Think of the Bayes error rate as an estimated upper bound, you probably won’t do better than it and you likely will (intentionally) do worse (as you trade performance on historic data for better performance on new data and efficiency). If your initial Bayes error rate is poor, then no amount of modeling will help- you need more features and feature engineering (a different sort of project).
Methods to prior estimate business utility
What the business really needs to know is if promised increase in classifier performance leads to a desired increase in business (customers, revenue or anything as long as it is specific and measurable). From your performance calibration exercises you should have a reasonable target classification or modeling improvement in mind. You want of quantify the expected business impact of that the proposed amount of classification improvement on the business. This is where we are converting from statistical significance (is the math on our side) to clinical significance (will it drive an appreciable change in outcome).

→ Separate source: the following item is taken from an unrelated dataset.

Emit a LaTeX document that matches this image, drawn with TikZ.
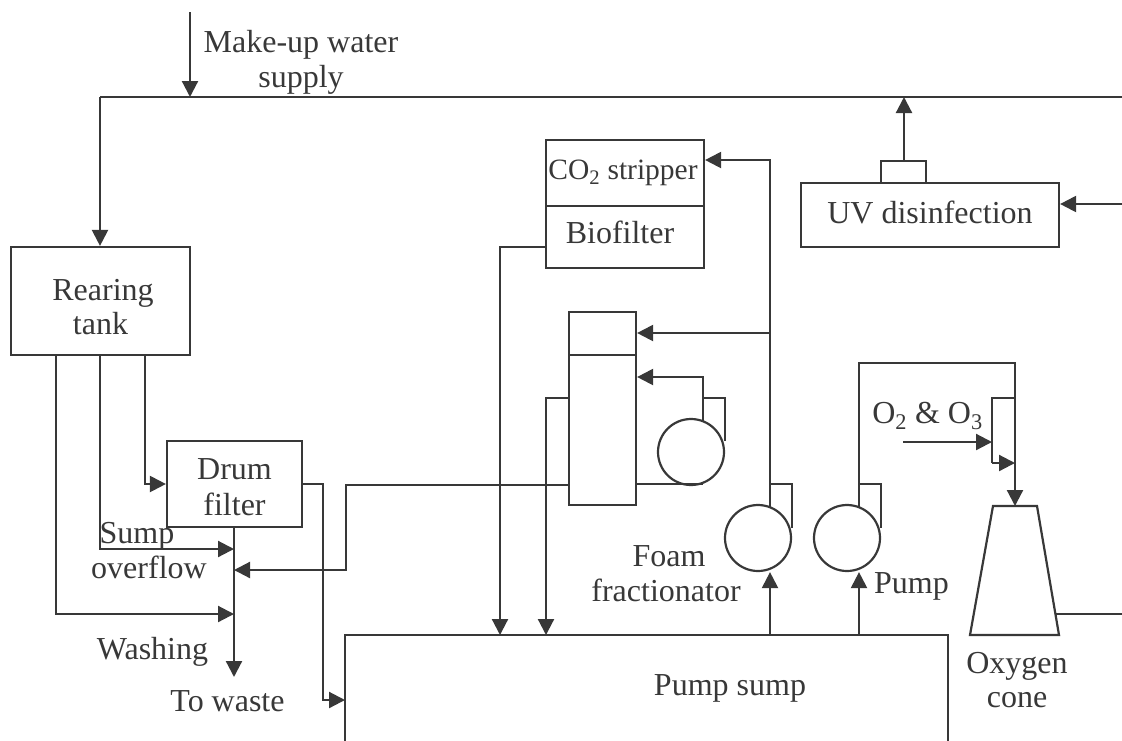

- Retrospective simulation
From the historic business data choose uniformly at random a sample of interactions that meet your target classifier performance. That is if you thing your achievable goal is a 10% increase and precision and a 2% decrease in recall (often you want to or are forced to trade precision and recall): generate a sample of customers from historic offers that meet this pattern. This doesn’t require a model- just access to historic data. Then measure the change in revenue if these had been your entire customer set versus a unbiased sample of the same size.
- Secant line method
This can be a prospective or active study. If you feel you can build a model which increases precision by 10% then get permission to degrade the running site precision by 10% (for example: make 10% more offers at random to degrade the current model or procedure). If the degradation has no effect then probably the improvement will have no effect. You want to run this study on a small sub-population as it confirms utility by losing money. The idea is: it is easier to break things than improve them and the rate of change in one direction isn’t a bad approximation of the rate of change in the opposite direction.
- Wizard of Oz method
Deploy a simulation of a better model by more expensive means (with intention of doing the engineering work to get a reasonable implementation if the experiment yields good results). If you goal is to build a machine that “produces color combinations for you as good as a designer” simulate the effect of success by paying a designer to work with a small subset of your customers. If the designer doesn’t improve revenue and/or customer satisfaction than even an algorithm as smart as the designer will also so fail. It is important that nobody confuses this experiment with a sustainable method that will be left in place.
Review of Purpose
In all cases you are trying to front load getting specific and risk. You are trying to fill in unknowns (what is our current performance?, what is our sensitivity? what do we need?) and front load risk (do we have the data?, does the data even differ between good and bad prospects?). The results of a project like this can serve both as a gatekeeper to and source of specification for a follow-up actual data-science research and implementation project. The first project itself should have specific description like: “be confident in the estimates of the following measures of possible model quality, data availability and probably business impact by this date.” After that those values can be used as part of a project scoping exercise for an actual data science implementation.